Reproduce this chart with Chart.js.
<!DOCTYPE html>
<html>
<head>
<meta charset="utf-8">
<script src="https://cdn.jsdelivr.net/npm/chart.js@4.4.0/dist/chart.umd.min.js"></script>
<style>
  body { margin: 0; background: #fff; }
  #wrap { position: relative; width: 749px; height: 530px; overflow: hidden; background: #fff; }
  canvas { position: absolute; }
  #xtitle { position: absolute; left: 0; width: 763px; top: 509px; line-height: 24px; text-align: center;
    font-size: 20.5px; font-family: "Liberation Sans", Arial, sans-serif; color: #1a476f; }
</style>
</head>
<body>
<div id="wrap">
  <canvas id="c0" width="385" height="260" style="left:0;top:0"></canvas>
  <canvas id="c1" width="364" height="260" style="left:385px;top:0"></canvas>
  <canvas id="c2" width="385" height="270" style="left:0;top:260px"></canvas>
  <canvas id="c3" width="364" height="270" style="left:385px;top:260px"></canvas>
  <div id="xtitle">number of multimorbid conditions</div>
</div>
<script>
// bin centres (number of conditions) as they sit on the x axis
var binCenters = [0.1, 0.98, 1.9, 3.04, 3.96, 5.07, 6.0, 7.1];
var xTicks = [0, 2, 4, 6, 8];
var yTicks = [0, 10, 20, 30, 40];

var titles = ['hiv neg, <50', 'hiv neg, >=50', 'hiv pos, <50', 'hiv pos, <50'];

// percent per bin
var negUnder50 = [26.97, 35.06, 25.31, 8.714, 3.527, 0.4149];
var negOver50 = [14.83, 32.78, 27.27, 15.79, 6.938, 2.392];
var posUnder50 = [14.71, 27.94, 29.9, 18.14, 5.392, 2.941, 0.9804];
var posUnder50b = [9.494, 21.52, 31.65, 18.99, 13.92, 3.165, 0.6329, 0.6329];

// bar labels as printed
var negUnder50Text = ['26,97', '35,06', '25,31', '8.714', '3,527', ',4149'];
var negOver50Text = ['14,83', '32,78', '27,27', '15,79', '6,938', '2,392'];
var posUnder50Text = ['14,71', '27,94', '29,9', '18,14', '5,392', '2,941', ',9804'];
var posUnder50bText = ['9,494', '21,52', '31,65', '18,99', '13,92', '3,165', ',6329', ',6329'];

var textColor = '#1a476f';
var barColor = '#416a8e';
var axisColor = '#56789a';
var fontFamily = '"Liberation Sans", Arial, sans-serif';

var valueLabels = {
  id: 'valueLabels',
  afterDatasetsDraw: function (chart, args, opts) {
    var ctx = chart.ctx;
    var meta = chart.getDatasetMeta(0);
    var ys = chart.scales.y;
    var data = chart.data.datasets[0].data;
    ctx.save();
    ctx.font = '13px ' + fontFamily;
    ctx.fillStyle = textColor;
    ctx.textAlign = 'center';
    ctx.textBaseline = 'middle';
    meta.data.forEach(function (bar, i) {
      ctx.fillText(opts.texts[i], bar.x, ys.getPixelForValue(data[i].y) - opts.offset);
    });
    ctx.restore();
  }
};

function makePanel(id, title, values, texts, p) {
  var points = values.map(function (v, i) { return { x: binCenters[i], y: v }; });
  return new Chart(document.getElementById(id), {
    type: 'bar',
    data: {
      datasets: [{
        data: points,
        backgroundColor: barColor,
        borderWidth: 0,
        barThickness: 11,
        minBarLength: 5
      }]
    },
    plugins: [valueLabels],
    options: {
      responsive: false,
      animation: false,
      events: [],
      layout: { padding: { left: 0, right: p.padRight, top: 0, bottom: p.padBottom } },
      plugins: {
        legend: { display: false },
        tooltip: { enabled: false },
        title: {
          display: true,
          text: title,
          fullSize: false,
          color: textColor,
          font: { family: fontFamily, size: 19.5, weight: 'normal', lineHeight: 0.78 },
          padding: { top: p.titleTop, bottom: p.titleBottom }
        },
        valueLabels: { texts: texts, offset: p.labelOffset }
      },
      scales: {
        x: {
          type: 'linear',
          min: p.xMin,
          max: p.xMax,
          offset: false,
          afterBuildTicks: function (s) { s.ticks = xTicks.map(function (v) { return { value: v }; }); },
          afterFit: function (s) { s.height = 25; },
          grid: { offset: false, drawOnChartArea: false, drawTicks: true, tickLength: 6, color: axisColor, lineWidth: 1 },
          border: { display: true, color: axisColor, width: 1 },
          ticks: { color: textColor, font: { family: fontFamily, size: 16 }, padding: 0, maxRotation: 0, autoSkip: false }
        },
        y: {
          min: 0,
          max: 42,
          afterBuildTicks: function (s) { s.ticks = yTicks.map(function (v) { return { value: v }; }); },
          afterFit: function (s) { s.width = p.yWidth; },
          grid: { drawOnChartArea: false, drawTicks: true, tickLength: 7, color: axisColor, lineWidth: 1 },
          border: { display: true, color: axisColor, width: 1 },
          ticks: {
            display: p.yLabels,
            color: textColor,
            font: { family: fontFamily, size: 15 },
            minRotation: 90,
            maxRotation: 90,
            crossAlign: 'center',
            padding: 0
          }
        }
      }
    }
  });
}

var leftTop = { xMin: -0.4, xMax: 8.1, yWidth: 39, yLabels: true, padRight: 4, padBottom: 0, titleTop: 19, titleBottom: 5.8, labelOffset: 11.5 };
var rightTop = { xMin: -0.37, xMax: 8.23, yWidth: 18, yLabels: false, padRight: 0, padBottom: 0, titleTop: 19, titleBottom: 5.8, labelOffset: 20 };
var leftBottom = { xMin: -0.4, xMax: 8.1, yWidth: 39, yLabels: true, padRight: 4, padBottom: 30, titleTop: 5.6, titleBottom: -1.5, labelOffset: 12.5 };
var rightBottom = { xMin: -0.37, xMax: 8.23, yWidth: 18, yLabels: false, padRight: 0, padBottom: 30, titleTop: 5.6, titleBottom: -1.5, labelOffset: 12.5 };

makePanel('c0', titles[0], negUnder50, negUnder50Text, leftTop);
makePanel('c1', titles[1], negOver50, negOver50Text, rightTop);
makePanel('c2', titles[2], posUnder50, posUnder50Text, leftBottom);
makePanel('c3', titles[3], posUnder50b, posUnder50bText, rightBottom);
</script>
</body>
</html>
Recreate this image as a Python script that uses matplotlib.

● WORK TO COMPLETE
Exact reproduction is required: output the lines from the start of the entries above through the line with "var titles = ['hiv".

● WRITTEN RESPONSE
Reproduce this chart with Chart.js.
<!DOCTYPE html>
<html>
<head>
<meta charset="utf-8">
<script src="https://cdn.jsdelivr.net/npm/chart.js@4.4.0/dist/chart.umd.min.js"></script>
<style>
  body { margin: 0; background: #fff; }
  #wrap { position: relative; width: 749px; height: 530px; overflow: hidden; background: #fff; }
  canvas { position: absolute; }
  #xtitle { position: absolute; left: 0; width: 763px; top: 509px; line-height: 24px; text-align: center;
    font-size: 20.5px; font-family: "Liberation Sans", Arial, sans-serif; color: #1a476f; }
</style>
</head>
<body>
<div id="wrap">
  <canvas id="c0" width="385" height="260" style="left:0;top:0"></canvas>
  <canvas id="c1" width="364" height="260" style="left:385px;top:0"></canvas>
  <canvas id="c2" width="385" height="270" style="left:0;top:260px"></canvas>
  <canvas id="c3" width="364" height="270" style="left:385px;top:260px"></canvas>
  <div id="xtitle">number of multimorbid conditions</div>
</div>
<script>
// bin centres (number of conditions) as they sit on the x axis
var binCenters = [0.1, 0.98, 1.9, 3.04, 3.96, 5.07, 6.0, 7.1];
var xTicks = [0, 2, 4, 6, 8];
var yTicks = [0, 10, 20, 30, 40];

var titles = ['hiv neg, <50', 'hiv neg, >=50', 'hiv pos, <50', 'hiv pos, <50'];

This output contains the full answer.